In their own circles, they no longer need any introduction. No one who cares about new music has to be nudged toward Kajia Saariaho: the Finnish composer’s scintillating, deeply emotional pieces ring out in concert halls around the world. And every reader with the least acquaintance with Scandinavian literature has stumbled onto the obsessive darkness of the Norwegian poet and novelist Stig Sæterbakken—as well as its ramifications in real life: in 2012, the author took his own life at 42 years of age. Then there are the works of the Beijing writer Can Xue, with their shadings of Kafka, Borges, and Calvino, which appear so un-Chinese at first glance; ever since Susan Sontag singled out her prose as worthy of the Nobel Prize, she has been an aspirant to Olympus.

Still, the person equally acquainted with all three of these artists has yet to be found. After all, even if names today travel around the globe faster than ever before, the various scenes still stick to themselves, and the gravitational pull of national and regional cultures is often insurmountable. For every successful export there is a failure, especially when expensive translations are necessary. And the market, which is both saturated and dwindling, depends on subventions to self-exploitation: for a long time now, the international and the provincial have gone hand in hand. Neither Stig Sæterbakken nor Can Xue has books in German translation.

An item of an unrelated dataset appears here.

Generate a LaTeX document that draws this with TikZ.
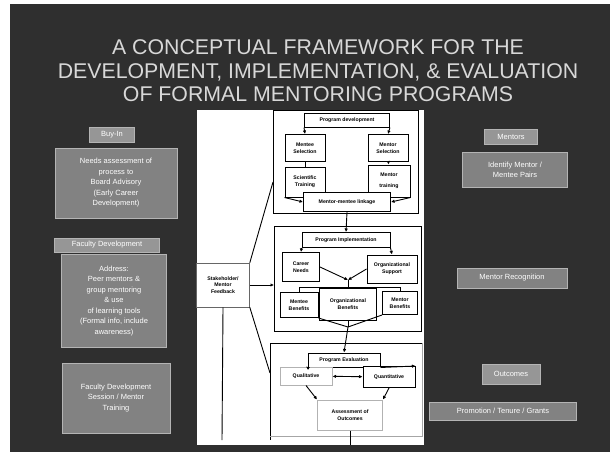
\documentclass[tikz,border=0pt]{standalone}
\usepackage{fontspec}
\setmainfont{Liberation Sans}
\usetikzlibrary{arrows.meta}

\definecolor{slidebg}{HTML}{2F2F2F}
\definecolor{boxfill}{HTML}{828282}
\definecolor{tagfill}{HTML}{969696}
\definecolor{boxedge}{HTML}{B4B4B4}
\definecolor{titlegray}{HTML}{D8D8D8}

\begin{document}
\begin{tikzpicture}[x=1pt,y=-1pt,
  slidebox/.style={draw=boxedge, line width=0.8pt, fill=boxfill, text=white,
    font=\fontsize{7.5}{10.5}\selectfont, align=center, inner sep=1pt},
  tagbox/.style={slidebox, fill=tagfill},
  flow/.style={draw=black, line width=1pt, fill=white,
    font=\fontsize{5.2}{6.7}\selectfont\bfseries, align=center, inner sep=1pt},
  softflow/.style={flow, draw=black!30},
  link/.style={draw=black, line width=0.9pt},
  arr/.style={link, -{Latex[length=3.5pt,width=3.5pt]}},
  darr/.style={link, {Latex[length=3.5pt,width=3.5pt]}-{Latex[length=3.5pt,width=3.5pt]}}]

\useasboundingbox (0,0) rectangle (612,455);
% slide background
\fill[white] (0,0) rectangle (612,455);
\fill[slidebg] (10,4) rectangle (610,452);

% title
\node[text=titlegray, font=\fontsize{21.3}{23.5}\selectfont, align=center] (title) at (318,71)
  {A CONCEPTUAL FRAMEWORK FOR THE\\DEVELOPMENT, IMPLEMENTATION, \& EVALUATION\\OF FORMAL MENTORING PROGRAMS};

% left column
\node[tagbox, minimum width=45pt, minimum height=15pt] (buyintag) at (112,135) {Buy-In};
\node[slidebox, minimum width=122pt, minimum height=70pt] (buyin) at (116,183)
  {Needs assessment of\\process to\\Board Advisory\\(Early Career\\Development)};
\node[tagbox, minimum width=105pt, minimum height=14pt] (factag) at (107,245) {Faculty Development};
\node[slidebox, minimum width=105pt, minimum height=93pt] (facdev) at (114,301)
  {Address:\\Peer mentors \&\\group mentoring\\\& use\\of learning tools\\(Formal info, include\\awareness)};
\node[slidebox, minimum width=108pt, minimum height=70pt] (session) at (116,398)
  {Faculty Development\\Session / Mentor\\Training};

% right column
\node[tagbox, minimum width=53pt, minimum height=15pt] (mentortag) at (511,137) {Mentors};
\node[slidebox, minimum width=105pt, minimum height=35pt] (pairs) at (515,170)
  {Identify Mentor /\\Mentee Pairs};
\node[slidebox, minimum width=110pt, minimum height=20pt] (recog) at (512,278) {Mentor Recognition};
\node[tagbox, minimum width=58pt, minimum height=20pt] (outtag) at (511,374) {Outcomes};
\node[slidebox, minimum width=147pt, minimum height=18pt] (results) at (503,411)
  {Promotion / Tenure / Grants};

% central flow chart panel
\fill[white] (197,110) rectangle (424,445);

% panel frames
\draw[link] (273,110) rectangle (418,213);
\draw[link] (274,226) rectangle (421,331);
\draw[link] (270,343) -- (422,343);
\draw[link] (270,343) -- (270,440);
\draw[line width=0.7pt, black!35] (422,343) -- (422,436) -- (270,436);

% feedback box and its branches
\node[flow, line width=0.6pt, draw=black!60, minimum width=53pt, minimum height=44pt] (fb) at (223,285)
  {Stakeholder/\\Mentor\\Feedback};
\coordinate (fbtop) at (273,182);
\coordinate (fbmid) at (274,285);
\coordinate (fbbend) at (270,373);
\coordinate (fbfoot) at (222,440);
\draw[link] (fb.north east) -- (fbtop);
\draw[arr] (fb.east) -- (fbmid);
\draw[link] (fb.south east) -- (fbbend);
\draw[link] (fb.south) -- (fbfoot);

% program development
\node[flow, minimum width=85pt, minimum height=14pt] (dev) at (347,120) {Program development};
\node[flow, minimum width=40pt, minimum height=27pt] (menteesel) at (305,148) {Mentee\\Selection};
\node[flow, minimum width=40pt, minimum height=27pt] (mentorsel) at (388,148) {Mentor\\Selection};
\node[flow, minimum width=40pt, minimum height=30pt] (menteetr) at (305,182) {Scientific\\Training};
\node[flow, minimum width=42pt, minimum height=32pt] (mentortr) at (389,181) {Mentor\\[4pt]training};
\node[flow, minimum width=87pt, minimum height=19pt] (linkage) at (347,202) {Mentor-mentee linkage};
\draw[arr] (dev.south west) -- (menteesel.north);
\draw[arr] (dev.south east) -- (mentorsel.north);
\draw[link] (menteesel) -- (menteetr);
\draw[arr] (mentorsel) -- (mentortr);
\draw[arr] (menteetr.south west) -- (linkage.west);
\draw[arr] (mentortr.south east) -- (linkage.east);

% program implementation
\node[flow, minimum width=88pt, minimum height=15pt] (impl) at (346,240) {Program Implementation};
\node[flow, minimum width=37pt, minimum height=29pt] (needs) at (301,267) {Career\\Needs};
\node[flow, minimum width=50pt, minimum height=28pt] (support) at (392,269) {Organizational\\Support};
\coordinate (meet) at (348,280);
\coordinate (bar) at (348,287);
\coordinate (barl) at (299,287);
\coordinate (barr) at (400,287);
\node[flow, minimum width=38pt, minimum height=25pt] (menteeben) at (299,305) {Mentee\\Benefits};
\node[flow, minimum width=57pt, minimum height=32pt] (orgben) at (348,304) {Organizational\\Benefits};
\node[flow, minimum width=35pt, minimum height=23pt] (mentorben) at (400,303) {Mentor\\Benefits};
\coordinate (join) at (348,327);
\draw[arr] (linkage.south) -- (impl.north);
\draw[arr] (impl.south west) -- (needs.north);
\draw[arr] (impl.south east) -- (support.north);
\draw[arr] (needs.east) -- (meet);
\draw[arr] (support.west) -- (meet);
\draw[link] (meet) -- (bar);
\draw[link] (barl) -- (barr);
\draw[link] (barl) -- (menteeben.north);
\draw[link] (bar) -- (orgben.north);
\draw[link] (barr) -- (mentorben.north);
\draw[link] (menteeben.south east) -- (join);
\draw[link] (mentorben.south west) -- (join);
\draw[link] (orgben.south) -- (join);

% program evaluation
\node[flow, minimum width=72pt, minimum height=14pt] (eval) at (344,360) {Program Evaluation};
\node[softflow, minimum width=52pt, minimum height=18pt] (qual) at (306,376) {Qualitative};
\node[flow, minimum width=52pt, minimum height=21pt] (quant) at (389,377) {Quantitative};
\node[softflow, minimum width=65pt, minimum height=30pt] (assess) at (350,415) {Assessment of\\Outcomes};
\coordinate (evalfoot) at (350,445);
\draw[arr] (join) -- (eval.north);
\draw[arr] (eval.south west) -- (qual.north);
\draw[arr] (eval.south east) -- (quant.north east);
\draw[darr] (qual) -- (quant);
\draw[arr] (qual.south) -- (assess.north west);
\draw[arr] (quant.south) -- (assess.north east);
\draw[link] (assess.south) -- (evalfoot);
\end{tikzpicture}
\end{document}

The English-language biannual journal Music & Literature, along with its website, is casting a wide net for the fifth time now, seeking to cut across disciplines and cultures in search of a new canon determined neither by academic publications nor newspapers –– especially not American ones. Its blend of rigor and readability is rare even in the European context. A single 150-page section of the current issue is devoted to original texts, interviews, and essays on Saariaho. Equal space is given to Sæterbakken and Can Xue, who is far from overlooked in the United States, as a look at this page will confirm. Nonetheless, all deserve greater attention than they have received up to the present moment. Taylor Davis-Van Atta, who oversees production from Montpelier, Vermont, and who shares editorial duties with Daniel Medin, a professor at the American University in Paris, intends to change that—with the help of events centered around each issue’s themes.

Their eclecticism was already apparent in earlier issues. Where else could the Brazilian writer Clarice Lispector, whose labyrinths of consciousness have undergone a recent renaissance in Germany, have rubbed shoulders with the married couple Maya Homburger and Barry Guy: he a double bass player and free jazz virtuoso, she a baroque violinist with a penchant for the contemporary? Where else would Australia’s metaphysical conjurer Gerald Murnane meet the Slovakian composer Vladimír Godár and Iva Bottová? And is the volume on the Hungarian writer László Krasznahorkai, his friend, the director Béla Tarr, and the Berlin painter Max Neumann not in some measure responsible for Krasznahorkai’s newfound triumph in the United States?

The history of Music & Literature, which also relies on the active collaboration of the artists themselves, is still too brief to pass a verdict on the nature of this new pantheon it is giving rise to or the quiet authority it hopes to command among future readers and scholars, as is the publishers’ not-so-quiet hope. From Germany to France to England, the areas of resonance are so distinct that what finds listeners here is likely to be shunned elsewhere. What in one country looks like a long-overdue discovery may have the stale whiff of the established in another. In this sense, to produce a magazine for European and American readers poses both a dilemma and an opportunity.